--- Begin Data segment ---

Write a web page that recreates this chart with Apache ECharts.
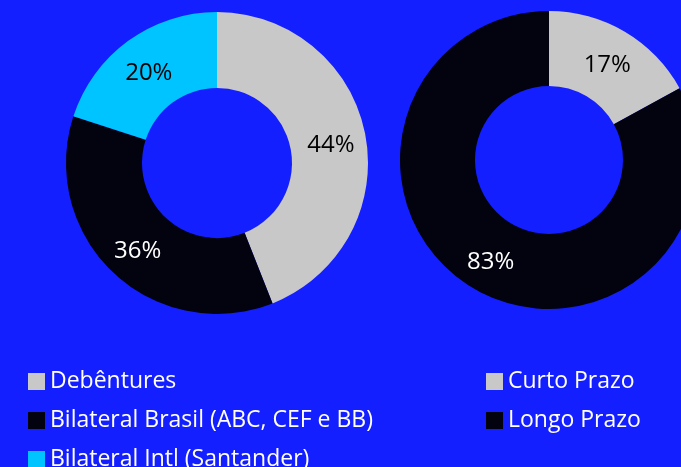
<!DOCTYPE html>
<html>
<head>
<meta charset="utf-8">
<script src="https://cdn.jsdelivr.net/npm/echarts@6/dist/echarts.min.js"></script>
<style>
  html, body { margin: 0; padding: 0; background: #141fff; }
  #chart { width: 681px; height: 467px; }
</style>
</head>
<body>
<div id="chart"></div>
<script>
// composição da dívida
const fundingNames = ['Debêntures', 'Bilateral Brasil (ABC, CEF e BB)', 'Bilateral Intl (Santander)']
const fundingValues = [44, 36, 20]
const fundingColors = ['#c8c8c8', '#03030f', '#00c4ff']
const fundingLabelColors = ['#000000', '#ffffff', '#000000']

// cronograma (prazo)
const termNames = ['Curto Prazo', 'Longo Prazo']
const termValues = [17, 83]
const termColors = ['#c8c8c8', '#03030f']
const termLabelColors = ['#000000', '#ffffff']

const FONT = 'Open Sans'

function buildData(names, values, colors, labelColors) {
  return names.map((n, i) => ({
    name: n,
    value: values[i],
    itemStyle: { color: colors[i] },
    label: { color: labelColors[i] },
  }))
}

const legendBase = {
  orient: 'vertical',
  icon: 'rect',
  itemWidth: 17,
  itemHeight: 17,
  itemGap: 14,
  height: 200,
  padding: 0,
  textStyle: { color: '#ffffff', fontSize: 23, fontFamily: FONT, lineHeight: 25 },
}

const myChart = echarts.init(document.getElementById('chart'))
myChart.setOption({
  backgroundColor: '#141fff',
  animation: false,
  legend: [
    Object.assign({}, legendBase, { left: 28, top: 369, data: fundingNames }),
    Object.assign({}, legendBase, { left: 486, top: 369, data: termNames }),
  ],
  series: [
    {
      type: 'pie',
      center: [217, 163],
      radius: [75, 151],
      startAngle: 90,
      label: { position: 'inside', fontSize: 24, fontFamily: FONT, formatter: '{c}%', offset: [0, 4] },
      labelLine: { show: false },
      emphasis: { disabled: true },
      data: buildData(fundingNames, fundingValues, fundingColors, fundingLabelColors),
    },
    {
      type: 'pie',
      center: [549, 160],
      radius: [74, 149],
      startAngle: 90,
      label: { position: 'inside', fontSize: 24, fontFamily: FONT, formatter: '{c}%', offset: [0, 4] },
      labelLine: { show: false },
      emphasis: { disabled: true },
      data: buildData(termNames, termValues, termColors, termLabelColors),
    },
  ],
})
</script>
</body>
</html>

--- End Data segment ---

• _Written request_
Print the whole listing above once more, word for word, without its pictures.

• _Exercise result_
Write a web page that recreates this chart with Apache ECharts.
<!DOCTYPE html>
<html>
<head>
<meta charset="utf-8">
<script src="https://cdn.jsdelivr.net/npm/echarts@6/dist/echarts.min.js"></script>
<style>
  html, body { margin: 0; padding: 0; background: #141fff; }
  #chart { width: 681px; height: 467px; }
</style>
</head>
<body>
<div id="chart"></div>
<script>
// composição da dívida
const fundingNames = ['Debêntures', 'Bilateral Brasil (ABC, CEF e BB)', 'Bilateral Intl (Santander)']
const fundingValues = [44, 36, 20]
const fundingColors = ['#c8c8c8', '#03030f', '#00c4ff']
const fundingLabelColors = ['#000000', '#ffffff', '#000000']

// cronograma (prazo)
const termNames = ['Curto Prazo', 'Longo Prazo']
const termValues = [17, 83]
const termColors = ['#c8c8c8', '#03030f']
const termLabelColors = ['#000000', '#ffffff']

const FONT = 'Open Sans'

function buildData(names, values, colors, labelColors) {
  return names.map((n, i) => ({
    name: n,
    value: values[i],
    itemStyle: { color: colors[i] },
    label: { color: labelColors[i] },
  }))
}

const legendBase = {
  orient: 'vertical',
  icon: 'rect',
  itemWidth: 17,
  itemHeight: 17,
  itemGap: 14,
  height: 200,
  padding: 0,
  textStyle: { color: '#ffffff', fontSize: 23, fontFamily: FONT, lineHeight: 25 },
}

const myChart = echarts.init(document.getElementById('chart'))
myChart.setOption({
  backgroundColor: '#141fff',
  animation: false,
  legend: [
    Object.assign({}, legendBase, { left: 28, top: 369, data: fundingNames }),
    Object.assign({}, legendBase, { left: 486, top: 369, data: termNames }),
  ],
  series: [
    {
      type: 'pie',
      center: [217, 163],
      radius: [75, 151],
      startAngle: 90,
      label: { position: 'inside', fontSize: 24, fontFamily: FONT, formatter: '{c}%', offset: [0, 4] },
      labelLine: { show: false },
      emphasis: { disabled: true },
      data: buildData(fundingNames, fundingValues, fundingColors, fundingLabelColors),
    },
    {
      type: 'pie',
      center: [549, 160],
      radius: [74, 149],
      startAngle: 90,
      label: { position: 'inside', fontSize: 24, fontFamily: FONT, formatter: '{c}%', offset: [0, 4] },
      labelLine: { show: false },
      emphasis: { disabled: true },
      data: buildData(termNames, termValues, termColors, termLabelColors),
    },
  ],
})
</script>
</body>
</html>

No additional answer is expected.